→ **WHAT TO DO**: Output all of the data below exactly as given.

[Start SOURCE DATA]

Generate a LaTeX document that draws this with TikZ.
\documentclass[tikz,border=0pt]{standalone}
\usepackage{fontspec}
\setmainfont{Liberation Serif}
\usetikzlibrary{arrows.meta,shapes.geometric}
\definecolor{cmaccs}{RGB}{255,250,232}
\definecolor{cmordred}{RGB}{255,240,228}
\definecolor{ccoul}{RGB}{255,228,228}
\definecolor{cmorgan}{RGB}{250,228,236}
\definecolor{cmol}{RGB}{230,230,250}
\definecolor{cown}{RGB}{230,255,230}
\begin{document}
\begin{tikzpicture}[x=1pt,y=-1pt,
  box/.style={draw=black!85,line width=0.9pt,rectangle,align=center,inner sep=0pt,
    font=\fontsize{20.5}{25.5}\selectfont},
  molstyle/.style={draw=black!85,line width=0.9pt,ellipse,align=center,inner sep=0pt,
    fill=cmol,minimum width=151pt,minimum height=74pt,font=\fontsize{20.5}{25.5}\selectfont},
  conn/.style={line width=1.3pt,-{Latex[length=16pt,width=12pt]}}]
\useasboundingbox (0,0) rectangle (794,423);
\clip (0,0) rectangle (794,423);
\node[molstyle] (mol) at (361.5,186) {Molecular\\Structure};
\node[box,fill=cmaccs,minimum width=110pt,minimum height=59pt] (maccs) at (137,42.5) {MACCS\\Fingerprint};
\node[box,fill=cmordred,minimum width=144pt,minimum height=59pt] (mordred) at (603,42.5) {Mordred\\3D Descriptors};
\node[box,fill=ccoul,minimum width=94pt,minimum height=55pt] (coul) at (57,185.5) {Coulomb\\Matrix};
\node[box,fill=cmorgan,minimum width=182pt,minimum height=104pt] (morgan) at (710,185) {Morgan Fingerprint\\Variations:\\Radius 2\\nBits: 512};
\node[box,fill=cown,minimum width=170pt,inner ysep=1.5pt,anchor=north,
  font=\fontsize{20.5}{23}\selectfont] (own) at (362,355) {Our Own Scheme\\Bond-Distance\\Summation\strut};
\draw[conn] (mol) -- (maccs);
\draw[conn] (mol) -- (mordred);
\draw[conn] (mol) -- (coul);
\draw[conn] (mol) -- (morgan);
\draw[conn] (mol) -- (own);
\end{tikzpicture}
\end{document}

[End SOURCE DATA]

→ **RESPONSE TO THE EXERCISE**:
Generate a LaTeX document that draws this with TikZ.
\documentclass[tikz,border=0pt]{standalone}
\usepackage{fontspec}
\setmainfont{Liberation Serif}
\usetikzlibrary{arrows.meta,shapes.geometric}
\definecolor{cmaccs}{RGB}{255,250,232}
\definecolor{cmordred}{RGB}{255,240,228}
\definecolor{ccoul}{RGB}{255,228,228}
\definecolor{cmorgan}{RGB}{250,228,236}
\definecolor{cmol}{RGB}{230,230,250}
\definecolor{cown}{RGB}{230,255,230}
\begin{document}
\begin{tikzpicture}[x=1pt,y=-1pt,
  box/.style={draw=black!85,line width=0.9pt,rectangle,align=center,inner sep=0pt,
    font=\fontsize{20.5}{25.5}\selectfont},
  molstyle/.style={draw=black!85,line width=0.9pt,ellipse,align=center,inner sep=0pt,
    fill=cmol,minimum width=151pt,minimum height=74pt,font=\fontsize{20.5}{25.5}\selectfont},
  conn/.style={line width=1.3pt,-{Latex[length=16pt,width=12pt]}}]
\useasboundingbox (0,0) rectangle (794,423);
\clip (0,0) rectangle (794,423);
\node[molstyle] (mol) at (361.5,186) {Molecular\\Structure};
\node[box,fill=cmaccs,minimum width=110pt,minimum height=59pt] (maccs) at (137,42.5) {MACCS\\Fingerprint};
\node[box,fill=cmordred,minimum width=144pt,minimum height=59pt] (mordred) at (603,42.5) {Mordred\\3D Descriptors};
\node[box,fill=ccoul,minimum width=94pt,minimum height=55pt] (coul) at (57,185.5) {Coulomb\\Matrix};
\node[box,fill=cmorgan,minimum width=182pt,minimum height=104pt] (morgan) at (710,185) {Morgan Fingerprint\\Variations:\\Radius 2\\nBits: 512};
\node[box,fill=cown,minimum width=170pt,inner ysep=1.5pt,anchor=north,
  font=\fontsize{20.5}{23}\selectfont] (own) at (362,355) {Our Own Scheme\\Bond-Distance\\Summation\strut};
\draw[conn] (mol) -- (maccs);
\draw[conn] (mol) -- (mordred);
\draw[conn] (mol) -- (coul);
\draw[conn] (mol) -- (morgan);
\draw[conn] (mol) -- (own);
\end{tikzpicture}
\end{document}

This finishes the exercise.